» **Exercise directions**
The listing below should be printed exactly, every line of it. Skip the pictures.

» **Data excerpt**
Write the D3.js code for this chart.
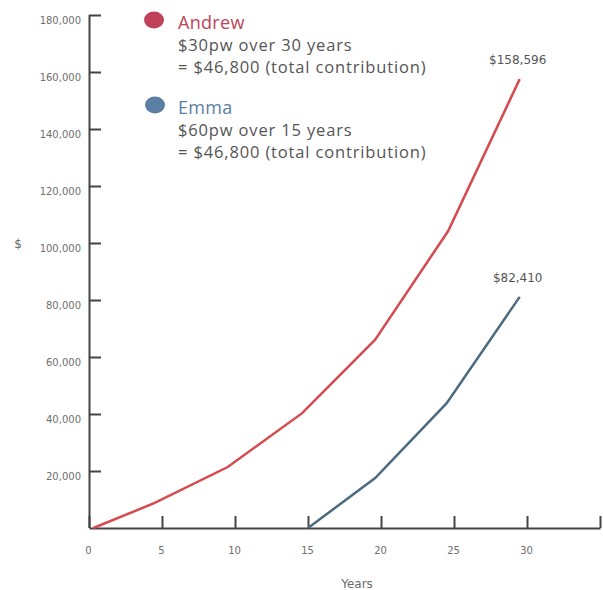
<!DOCTYPE html>
<html>
<head>
<meta charset="utf-8">
<script src="https://cdn.jsdelivr.net/npm/d3@7"></script>
<style>
  html, body { margin: 0; padding: 0; background: #fff; }
  svg { display: block; }
</style>
</head>
<body>
<svg id="chart" width="603" height="590"></svg>
<script>
// ---- data ----
const andrewYears  = [0.3, 4.5, 9.5, 14.6, 19.6, 24.6, 29.5];
const andrewValues = [0, 8800, 21400, 40300, 66100, 104200, 157500];
const emmaYears    = [15, 19.6, 24.5, 29.5];
const emmaValues   = [0, 17500, 43800, 81100];
const endLabels    = ["$158,596", "$82,410"];
const yTickValues  = [20000, 40000, 60000, 80000, 100000, 120000, 140000, 160000, 180000];
const xTickValues  = [0, 5, 10, 15, 20, 25, 30, 35];
const xTickLabels  = ["0", "5", "10", "15", "20", "25", "30", ""];
const legendNames  = ["Andrew", "Emma"];
const legendLine1  = ["$30pw over 30 years", "$60pw over 15 years"];
const legendLine2  = ["= $46,800 (total contribution)", "= $46,800 (total contribution)"];

// ---- layout ----
const svg = d3.select("#chart");
const x = d3.scaleLinear().domain([0, 35]).range([89, 600]);
const y = d3.scaleLinear().domain([0, 180000]).range([528, 15]);
const axisColor = "#444";
const andrewLine = "#d64b4f", emmaLine = "#4d6b80";
const andrewLegend = "#bf4258", emmaLegend = "#5b7ea4";

// y axis
const yAxis = svg.append("g")
  .attr("transform", `translate(${x(0)},0)`)
  .call(d3.axisLeft(y).tickValues(yTickValues).tickSizeInner(-12).tickSizeOuter(0).tickPadding(8)
        .tickFormat(d3.format(",")));
yAxis.select(".domain").attr("d", `M0.5,${y(0)}V${y(180000)}`);
yAxis.selectAll("path, line").attr("stroke", axisColor).attr("stroke-width", 2);
yAxis.selectAll("text").attr("fill", "#6f6f6f").attr("font-family", "DejaVu Sans")
  .attr("font-size", 10).attr("dy", "0.85em");

// x axis
const xAxis = svg.append("g")
  .attr("transform", `translate(0,${y(0)})`)
  .call(d3.axisBottom(x).tickValues(xTickValues).tickSizeInner(-12).tickSizeOuter(0).tickPadding(19)
        .tickFormat((d, i) => xTickLabels[i]));
xAxis.selectAll("path, line").attr("stroke", axisColor).attr("stroke-width", 2);
xAxis.selectAll("text").attr("fill", "#6f6f6f").attr("font-family", "DejaVu Sans")
  .attr("font-size", 10).attr("dx", -1);

// axis titles
svg.append("text").attr("x", 18).attr("y", 248).attr("text-anchor", "middle")
  .attr("font-family", "DejaVu Sans").attr("font-size", 12).attr("fill", "#666").text("$");
svg.append("text").attr("x", 357).attr("y", 588).attr("text-anchor", "middle")
  .attr("font-family", "DejaVu Sans").attr("font-size", 12).attr("fill", "#6a6a6a").text("Years");

// lines
const line = d3.line().x(d => x(d[0])).y(d => y(d[1]));
svg.append("path").datum(andrewYears.map((d, i) => [d, andrewValues[i]]))
  .attr("d", line).attr("fill", "none").attr("stroke", andrewLine).attr("stroke-width", 2.5);
svg.append("path").datum(emmaYears.map((d, i) => [d, emmaValues[i]]))
  .attr("d", line).attr("fill", "none").attr("stroke", emmaLine).attr("stroke-width", 2.5);

// end labels
const ends = [[andrewYears[andrewYears.length - 1], andrewValues[andrewValues.length - 1]],
              [emmaYears[emmaYears.length - 1], emmaValues[emmaValues.length - 1]]];
svg.selectAll(".endlabel").data(ends).join("text")
  .attr("x", d => x(d[0]) - 2).attr("y", d => y(d[1]) - 15)
  .attr("text-anchor", "middle").attr("font-family", "DejaVu Sans").attr("font-size", 12)
  .attr("fill", "#555").text((d, i) => endLabels[i]);

// legend
const legendTop = [20, 105];
const legendCol = [andrewLegend, emmaLegend];
legendNames.forEach((name, i) => {
  const cy = legendTop[i];
  svg.append("ellipse").attr("cx", 154 + i).attr("cy", cy).attr("rx", 10).attr("ry", 8.5)
    .attr("fill", legendCol[i]);
  svg.append("text").attr("x", 178).attr("y", cy + 8.5)
    .attr("font-family", "Open Sans").attr("font-size", 18).attr("letter-spacing", 0.3)
    .attr("fill", legendCol[i]).text(name);
  svg.append("text").attr("x", 178).attr("y", cy + 30.5)
    .attr("font-family", "Open Sans").attr("font-size", 16.5).attr("letter-spacing", 0.85)
    .attr("fill", "#555").text(legendLine1[i]);
  svg.append("text").attr("x", 178).attr("y", cy + 53)
    .attr("font-family", "Open Sans").attr("font-size", 16.5).attr("letter-spacing", 0.85)
    .attr("fill", "#555").text(legendLine2[i]);
});
</script>
</body>
</html>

» **In response**
Write the D3.js code for this chart.
<!DOCTYPE html>
<html>
<head>
<meta charset="utf-8">
<script src="https://cdn.jsdelivr.net/npm/d3@7"></script>
<style>
  html, body { margin: 0; padding: 0; background: #fff; }
  svg { display: block; }
</style>
</head>
<body>
<svg id="chart" width="603" height="590"></svg>
<script>
// ---- data ----
const andrewYears  = [0.3, 4.5, 9.5, 14.6, 19.6, 24.6, 29.5];
const andrewValues = [0, 8800, 21400, 40300, 66100, 104200, 157500];
const emmaYears    = [15, 19.6, 24.5, 29.5];
const emmaValues   = [0, 17500, 43800, 81100];
const endLabels    = ["$158,596", "$82,410"];
const yTickValues  = [20000, 40000, 60000, 80000, 100000, 120000, 140000, 160000, 180000];
const xTickValues  = [0, 5, 10, 15, 20, 25, 30, 35];
const xTickLabels  = ["0", "5", "10", "15", "20", "25", "30", ""];
const legendNames  = ["Andrew", "Emma"];
const legendLine1  = ["$30pw over 30 years", "$60pw over 15 years"];
const legendLine2  = ["= $46,800 (total contribution)", "= $46,800 (total contribution)"];

// ---- layout ----
const svg = d3.select("#chart");
const x = d3.scaleLinear().domain([0, 35]).range([89, 600]);
const y = d3.scaleLinear().domain([0, 180000]).range([528, 15]);
const axisColor = "#444";
const andrewLine = "#d64b4f", emmaLine = "#4d6b80";
const andrewLegend = "#bf4258", emmaLegend = "#5b7ea4";

// y axis
const yAxis = svg.append("g")
  .attr("transform", `translate(${x(0)},0)`)
  .call(d3.axisLeft(y).tickValues(yTickValues).tickSizeInner(-12).tickSizeOuter(0).tickPadding(8)
        .tickFormat(d3.format(",")));
yAxis.select(".domain").attr("d", `M0.5,${y(0)}V${y(180000)}`);
yAxis.selectAll("path, line").attr("stroke", axisColor).attr("stroke-width", 2);
yAxis.selectAll("text").attr("fill", "#6f6f6f").attr("font-family", "DejaVu Sans")
  .attr("font-size", 10).attr("dy", "0.85em");

// x axis
const xAxis = svg.append("g")
  .attr("transform", `translate(0,${y(0)})`)
  .call(d3.axisBottom(x).tickValues(xTickValues).tickSizeInner(-12).tickSizeOuter(0).tickPadding(19)
        .tickFormat((d, i) => xTickLabels[i]));
xAxis.selectAll("path, line").attr("stroke", axisColor).attr("stroke-width", 2);
xAxis.selectAll("text").attr("fill", "#6f6f6f").attr("font-family", "DejaVu Sans")
  .attr("font-size", 10).attr("dx", -1);

// axis titles
svg.append("text").attr("x", 18).attr("y", 248).attr("text-anchor", "middle")
  .attr("font-family", "DejaVu Sans").attr("font-size", 12).attr("fill", "#666").text("$");
svg.append("text").attr("x", 357).attr("y", 588).attr("text-anchor", "middle")
  .attr("font-family", "DejaVu Sans").attr("font-size", 12).attr("fill", "#6a6a6a").text("Years");

// lines
const line = d3.line().x(d => x(d[0])).y(d => y(d[1]));
svg.append("path").datum(andrewYears.map((d, i) => [d, andrewValues[i]]))
  .attr("d", line).attr("fill", "none").attr("stroke", andrewLine).attr("stroke-width", 2.5);
svg.append("path").datum(emmaYears.map((d, i) => [d, emmaValues[i]]))
  .attr("d", line).attr("fill", "none").attr("stroke", emmaLine).attr("stroke-width", 2.5);

// end labels
const ends = [[andrewYears[andrewYears.length - 1], andrewValues[andrewValues.length - 1]],
              [emmaYears[emmaYears.length - 1], emmaValues[emmaValues.length - 1]]];
svg.selectAll(".endlabel").data(ends).join("text")
  .attr("x", d => x(d[0]) - 2).attr("y", d => y(d[1]) - 15)
  .attr("text-anchor", "middle").attr("font-family", "DejaVu Sans").attr("font-size", 12)
  .attr("fill", "#555").text((d, i) => endLabels[i]);

// legend
const legendTop = [20, 105];
const legendCol = [andrewLegend, emmaLegend];
legendNames.forEach((name, i) => {
  const cy = legendTop[i];
  svg.append("ellipse").attr("cx", 154 + i).attr("cy", cy).attr("rx", 10).attr("ry", 8.5)
    .attr("fill", legendCol[i]);
  svg.append("text").attr("x", 178).attr("y", cy + 8.5)
    .attr("font-family", "Open Sans").attr("font-size", 18).attr("letter-spacing", 0.3)
    .attr("fill", legendCol[i]).text(name);
  svg.append("text").attr("x", 178).attr("y", cy + 30.5)
    .attr("font-family", "Open Sans").attr("font-size", 16.5).attr("letter-spacing", 0.85)
    .attr("fill", "#555").text(legendLine1[i]);
  svg.append("text").attr("x", 178).attr("y", cy + 53)
    .attr("font-family", "Open Sans").attr("font-size", 16.5).attr("letter-spacing", 0.85)
    .attr("fill", "#555").text(legendLine2[i]);
});
</script>
</body>
</html>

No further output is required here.